THE SUSPECT IN THE LULULEMON ATHLETICA MURDER and the fellow sales clerk she allegedly killed inside the Bethesda store were the perfect sales team. How the relationship turned so quickly, and how nothing in suspect Britanny Norwood's past suggests she could have done what police allege, continue to baffle police, family and friends, according to The Washington Post.

VIRGINIA GOV. ROBERT F. MCDONNELL unexpectedly has secured a seat on the 14-person Metro board. But it's not clear who will be pushed out. Some think Fairfax County will lose a seat on the board, but Arlington or Alexandria also could lose its direct role in Metro affairs. Either way, the change means yet more upheaval at the transit agency.
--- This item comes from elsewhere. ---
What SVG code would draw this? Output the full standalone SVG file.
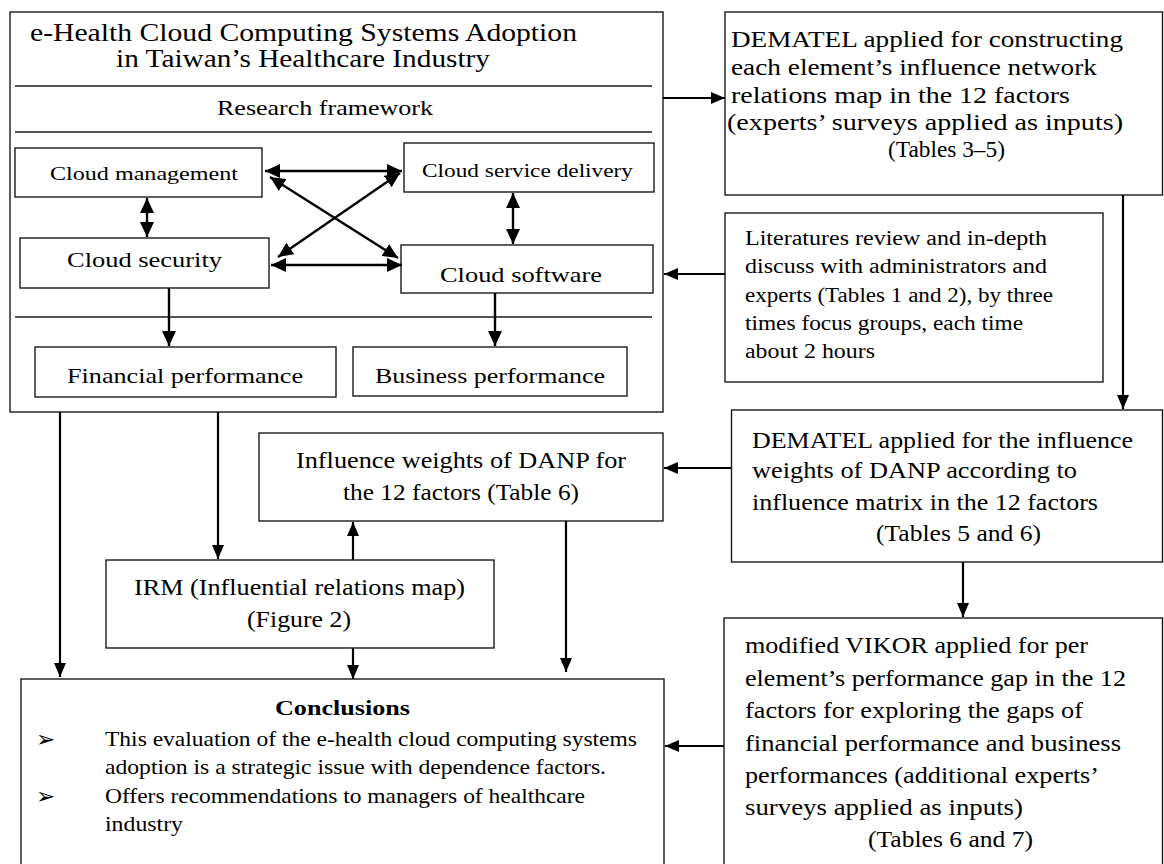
<svg xmlns="http://www.w3.org/2000/svg" width="1164" height="864" viewBox="0 0 1164 864">
<style>
  .box { fill: #fff; stroke: #1a1a1a; stroke-width: 1.4; }
  .sep { stroke: #1a1a1a; stroke-width: 1.4; fill: none; }
  .t { font-family: "Liberation Serif", "Times New Roman", serif; fill: #000; }
  .bul { font-family: "DejaVu Sans", sans-serif; font-size: 23px; fill: #000; }
  .conn { stroke: #000; stroke-width: 2.2; fill: none; }
  .inner { stroke: #000; stroke-width: 2.4; fill: none; }
</style>
<defs>
  <marker id="ah" viewBox="0 0 14 12" refX="14" refY="6" markerWidth="14" markerHeight="12" markerUnits="userSpaceOnUse" orient="auto-start-reverse">
    <path d="M0,0 L14,6 L0,12 z" fill="#000"/>
  </marker>
  <marker id="ahb" viewBox="0 0 15 14" refX="15" refY="7" markerWidth="15" markerHeight="14" markerUnits="userSpaceOnUse" orient="auto-start-reverse">
    <path d="M0,0 L15,7 L0,14 z" fill="#000"/>
  </marker>
</defs>
<rect width="1164" height="864" fill="#fff"/>

<g id="framework">
  <rect class="box" x="10" y="12" width="653" height="400"/>
  <text class="t" x="30" y="41" font-size="25" textLength="547" lengthAdjust="spacingAndGlyphs">e-Health Cloud Computing Systems Adoption</text>
  <text class="t" x="116" y="67" font-size="25" textLength="374" lengthAdjust="spacingAndGlyphs">in Taiwan’s Healthcare Industry</text>
  <line class="sep" x1="15" y1="86" x2="652" y2="86"/>
  <text class="t" x="217" y="115" font-size="22" textLength="216" lengthAdjust="spacingAndGlyphs">Research framework</text>
  <line class="sep" x1="15" y1="132" x2="652" y2="132"/>
  <line class="sep" x1="15" y1="317" x2="652" y2="317"/>
</g>

<g id="cloud-management">
  <rect class="box" x="15" y="148" width="247" height="49"/>
  <text class="t" x="50" y="180" font-size="19.5" textLength="188" lengthAdjust="spacingAndGlyphs">Cloud management</text>
</g>
<g id="cloud-service-delivery">
  <rect class="box" x="404" y="143" width="250" height="49"/>
  <text class="t" x="422" y="177" font-size="19.5" textLength="211" lengthAdjust="spacingAndGlyphs">Cloud service delivery</text>
</g>
<g id="cloud-security">
  <rect class="box" x="20" y="238" width="249" height="50"/>
  <text class="t" x="67" y="267" font-size="22" textLength="155" lengthAdjust="spacingAndGlyphs">Cloud security</text>
</g>
<g id="cloud-software">
  <rect class="box" x="401" y="245" width="252" height="48"/>
  <text class="t" x="440" y="282" font-size="22" textLength="162" lengthAdjust="spacingAndGlyphs">Cloud software</text>
</g>
<g id="financial-performance">
  <rect class="box" x="35" y="347" width="301" height="50"/>
  <text class="t" x="67" y="383" font-size="22" textLength="236" lengthAdjust="spacingAndGlyphs">Financial performance</text>
</g>
<g id="business-performance">
  <rect class="box" x="353" y="347" width="274" height="49"/>
  <text class="t" x="375" y="383" font-size="22" textLength="230" lengthAdjust="spacingAndGlyphs">Business performance</text>
</g>

<g id="dematel-construct">
  <rect class="box" x="725" y="12" width="437.5" height="183"/>
  <text class="t" x="731" y="47" font-size="23" textLength="392" lengthAdjust="spacingAndGlyphs">DEMATEL applied for constructing</text>
  <text class="t" x="731" y="75" font-size="23" textLength="366" lengthAdjust="spacingAndGlyphs">each element’s influence network</text>
  <text class="t" x="731" y="103" font-size="23" textLength="339" lengthAdjust="spacingAndGlyphs">relations map in the 12 factors</text>
  <text class="t" x="727" y="130" font-size="23" textLength="396" lengthAdjust="spacingAndGlyphs">(experts’ surveys applied as inputs)</text>
  <text class="t" x="888" y="157" font-size="23" textLength="117" lengthAdjust="spacingAndGlyphs">(Tables 3–5)</text>
</g>

<g id="literature-review">
  <rect class="box" x="725" y="213" width="378" height="169"/>
  <text class="t" x="745" y="245" font-size="20.5" textLength="302" lengthAdjust="spacingAndGlyphs">Literatures review and in-depth</text>
  <text class="t" x="745" y="273" font-size="20.5" textLength="302" lengthAdjust="spacingAndGlyphs">discuss with administrators and</text>
  <text class="t" x="745" y="302" font-size="20.5" textLength="308" lengthAdjust="spacingAndGlyphs">experts (Tables 1 and 2), by three</text>
  <text class="t" x="745" y="330" font-size="20.5" textLength="278" lengthAdjust="spacingAndGlyphs">times focus groups, each time</text>
  <text class="t" x="745" y="358" font-size="20.5" textLength="130" lengthAdjust="spacingAndGlyphs">about 2 hours</text>
</g>

<g id="dematel-weights">
  <rect class="box" x="731.5" y="410" width="431" height="152"/>
  <text class="t" x="752" y="448" font-size="22.5" textLength="381" lengthAdjust="spacingAndGlyphs">DEMATEL applied for the influence</text>
  <text class="t" x="752" y="478" font-size="22.5" textLength="325" lengthAdjust="spacingAndGlyphs">weights of DANP according to</text>
  <text class="t" x="752" y="510" font-size="22.5" textLength="346" lengthAdjust="spacingAndGlyphs">influence matrix in the 12 factors</text>
  <text class="t" x="876" y="541" font-size="22.5" textLength="165" lengthAdjust="spacingAndGlyphs">(Tables 5 and 6)</text>
</g>

<g id="influence-weights">
  <rect class="box" x="259" y="433" width="404" height="88"/>
  <text class="t" x="296" y="468" font-size="22.5" textLength="330" lengthAdjust="spacingAndGlyphs">Influence weights of DANP for</text>
  <text class="t" x="343" y="500" font-size="22.5" textLength="236" lengthAdjust="spacingAndGlyphs">the 12 factors (Table 6)</text>
</g>

<g id="irm">
  <rect class="box" x="106" y="560" width="388" height="88"/>
  <text class="t" x="134" y="595" font-size="22.5" textLength="331" lengthAdjust="spacingAndGlyphs">IRM (Influential relations map)</text>
  <text class="t" x="247" y="627" font-size="22.5" textLength="104" lengthAdjust="spacingAndGlyphs">(Figure 2)</text>
</g>

<g id="conclusions">
  <rect class="box" x="21" y="679" width="643" height="200"/>
  <text class="t" x="275" y="715" font-size="22" font-weight="bold" textLength="135" lengthAdjust="spacingAndGlyphs">Conclusions</text>
  <text class="bul" x="36" y="747">➢</text>
  <text class="t" x="105" y="746" font-size="21.5" textLength="532" lengthAdjust="spacingAndGlyphs">This evaluation of the e-health cloud computing systems</text>
  <text class="t" x="105" y="774" font-size="21.5" textLength="501" lengthAdjust="spacingAndGlyphs">adoption is a strategic issue with dependence factors.</text>
  <text class="bul" x="36" y="804">➢</text>
  <text class="t" x="105" y="803" font-size="21.5" textLength="480" lengthAdjust="spacingAndGlyphs">Offers recommendations to managers of healthcare</text>
  <text class="t" x="105" y="831" font-size="21.5" textLength="78" lengthAdjust="spacingAndGlyphs">industry</text>
</g>

<g id="vikor">
  <rect class="box" x="724" y="618" width="438.5" height="260"/>
  <text class="t" x="745" y="653" font-size="22.5" textLength="343" lengthAdjust="spacingAndGlyphs">modified VIKOR applied for per</text>
  <text class="t" x="745" y="686" font-size="22.5" textLength="381" lengthAdjust="spacingAndGlyphs">element’s performance gap in the 12</text>
  <text class="t" x="745" y="718" font-size="22.5" textLength="338" lengthAdjust="spacingAndGlyphs">factors for exploring the gaps of</text>
  <text class="t" x="745" y="751" font-size="22.5" textLength="376" lengthAdjust="spacingAndGlyphs">financial performance and business</text>
  <text class="t" x="745" y="783" font-size="22.5" textLength="354" lengthAdjust="spacingAndGlyphs">performances (additional experts’</text>
  <text class="t" x="745" y="815" font-size="22.5" textLength="278" lengthAdjust="spacingAndGlyphs">surveys applied as inputs)</text>
  <text class="t" x="868" y="847" font-size="22.5" textLength="165" lengthAdjust="spacingAndGlyphs">(Tables 6 and 7)</text>
</g>

<g id="connectors">
  <line class="inner" x1="265" y1="171" x2="402" y2="171" marker-start="url(#ahb)" marker-end="url(#ahb)"/>
  <line class="inner" x1="270" y1="177" x2="398" y2="258" marker-start="url(#ahb)" marker-end="url(#ahb)"/>
  <line class="inner" x1="400" y1="173" x2="278" y2="257" marker-start="url(#ahb)" marker-end="url(#ahb)"/>
  <line class="inner" x1="271" y1="265" x2="402" y2="265" marker-start="url(#ahb)" marker-end="url(#ahb)"/>
  <line class="inner" x1="147" y1="198" x2="147" y2="237" marker-start="url(#ahb)" marker-end="url(#ahb)"/>
  <line class="inner" x1="513" y1="193" x2="513" y2="244" marker-start="url(#ahb)" marker-end="url(#ahb)"/>
  <line class="inner" x1="169" y1="288" x2="169" y2="346" marker-end="url(#ahb)"/>
  <line class="inner" x1="495" y1="293" x2="495" y2="346" marker-end="url(#ahb)"/>

  <line class="conn" x1="663" y1="98" x2="725" y2="98" marker-end="url(#ah)"/>
  <line class="conn" x1="1123" y1="195" x2="1123" y2="409" marker-end="url(#ah)"/>
  <line class="conn" x1="725" y1="274" x2="664" y2="274" marker-end="url(#ah)"/>
  <line class="conn" x1="731" y1="468" x2="664" y2="468" marker-end="url(#ah)"/>
  <line class="conn" x1="963" y1="562" x2="963" y2="617" marker-end="url(#ah)"/>
  <line class="conn" x1="724" y1="746" x2="665" y2="746" marker-end="url(#ah)"/>
  <line class="conn" x1="60" y1="412" x2="60" y2="677" marker-end="url(#ah)"/>
  <line class="conn" x1="218" y1="412" x2="218" y2="559" marker-end="url(#ah)"/>
  <line class="conn" x1="353" y1="560" x2="353" y2="522" marker-end="url(#ah)"/>
  <line class="conn" x1="353" y1="648" x2="353" y2="679" marker-end="url(#ah)"/>
  <line class="conn" x1="566" y1="521" x2="566" y2="672" marker-end="url(#ah)"/>
</g>
</svg>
Seven of the board seats already have changed hands in the past four months, with longtime veterans fleeing by choice or force, the Washington Examiner reports.

THE SURRY NUCLEAR PLANT in Virginia was running at diminished capacity Sunday after the effects of Saturday's severe weather. Officials of the power company Dominion said a tornado apparently touched down on the switchyard supporting the station, cutting off the electrical feed from the grid to the station, according to the Newport News (Va.) Daily Press. A backup generator kept power running to both reactors. No release of radioactive material has occurred beyond those minor releases associated with normal station operations, officials said.

WHEN D.C. MAYOR VINCENT C. GRAY got arrested for blocking traffic during a protest last week, folks such as Barton Turner got inspired. "I'm honored by that, as a citizen," said the 57-year-old Northwest Washington resident while holding a one-man protest outside the John A. Wilson Building. "I'm thinking I'm going to get arrested next week." Mr. Turner was alone, yet he reflected the large number of D.C. residents fuming over a federal budget deal that they say took a swipe at D.C.'s autonomy. That fervor, it seems, might save Mr. Gray's political career, The Washington Times reports.

A BILL REQUIRING D.C COUNCIL APPROVAL of all deputy mayoral appointees is likely to set up the first battle between Mayor Vincent C. Gray, a  Democrat, and the council members he once led as chairman. The emergency bill is scheduled to be introduced Tuesday and is meant to immediately require Mr. Gray to submit for council confirmation his deputy mayor for health and human services and for public safety.

Mr. Gray has asked the council to approve roughly $1.5 million to fund the offices for both jobs. Mr. Gray told the Washington Examiner: "We don't need that" bill. "We don't have confirmation for the chief of staff. We don't have it for the city administrator." This is Mr. Gray's first direct opposition to a council proposal and perhaps a test of whether he still has pull within the 13-member body.